The other sundry temp files in /tmp/..., outside of /tmp/arduino/..., should all be temporary and removed just after the corresponding operation of the Arduino CLI finishes. If this is not the case it's a bug and we should fix it (and looking at your table I think you have plenty of cases to report where this happens :-)). BTW I agree that they could be moved inside /tmp/arduino for consistency. ✅

I like also the proposed changes for --build-cache-path and --build-path. ✅

The setting var sketch.build_cache IMHO doesn't make much sense because it's sketch-specific, it's kind of strange to have a global setting for that, so I will not add this setting to the configuration. ❌

And now thinking about this, I'm wondering if we should ignore the build cache altogether when the user specifies a --build-path, and let the compiler rebuild the core inside the build path instead.

egnor commented 1 month ago

Yeah, on reflection I feel like there's a difference between "true temporary" and "cache" files?

True temporary files can be made with TempDir or whatever the right method is. I'd actually suggest they NOT be put in /tmp/arduino because there can be permissions issues with multiple users? And yeah if sometimes they get created in a different place to ensure moveability that makes sense. I don't think these need to be configurable, though they should use a standard function that obeys $TMP_DIR or equivalent for the platform. I think most of this is fine as is.

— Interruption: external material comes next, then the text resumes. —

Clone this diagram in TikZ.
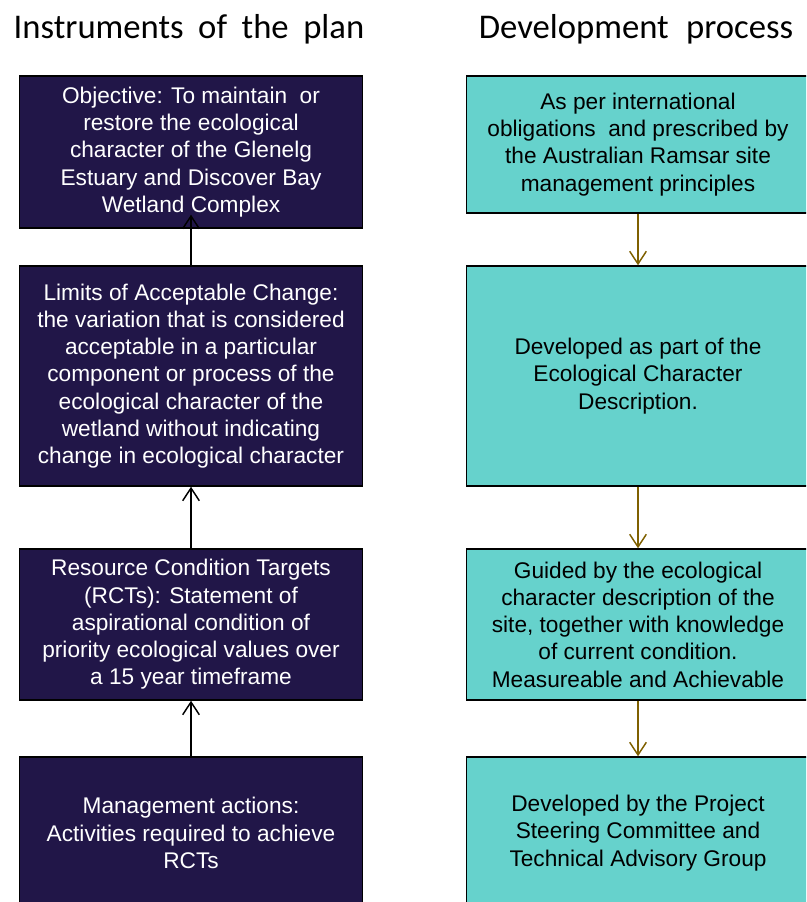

Cache files are the issue here. They shouldn't be in /tmp/ at all, but in ~/.cache/ (Linux), ~/Library/Caches/ (Mac), or some sort of AppData directory (Windows). Probably there's some golang utility to find this standard location? And it should for sure be customizable, because there are use cases for wanting to isolate the. cache, put it somewhere specific, erase it, etc..

I hear what you're saying about how it doesn't make sense to have an environment variable/config key for a sketch-specific cache path (as opposed to the overall cache root). Honestly I think just relocating the overall cache root seems fine. I can't think of a use case where you want to use the global core cache but move around the sketch build cache (though I'm sure someone could think of one)?

cmaglie commented 1 month ago

Cache files are the issue here. They shouldn't be in /tmp/ at all, but in ~/.cache/ (Linux), ~/Library/Caches/ (Mac), or some sort of AppData directory (Windows). Probably there's some golang utility to find this standard location? And it should for sure be customizable, because there are use cases for wanting to isolate the. cache, put it somewhere specific, erase it, etc..

We may use os.UserCacheDir for that, it seems to fit the purpose.

I hear what you're saying about how it doesn't make sense to have an environment variable/config key for a sketch-specific cache path (as opposed to the overall cache root). Honestly I think just relocating the overall cache root seems fine.

Ok, I've drafted a proposal here #2673. Let's continue the discussion there so we have something to work on.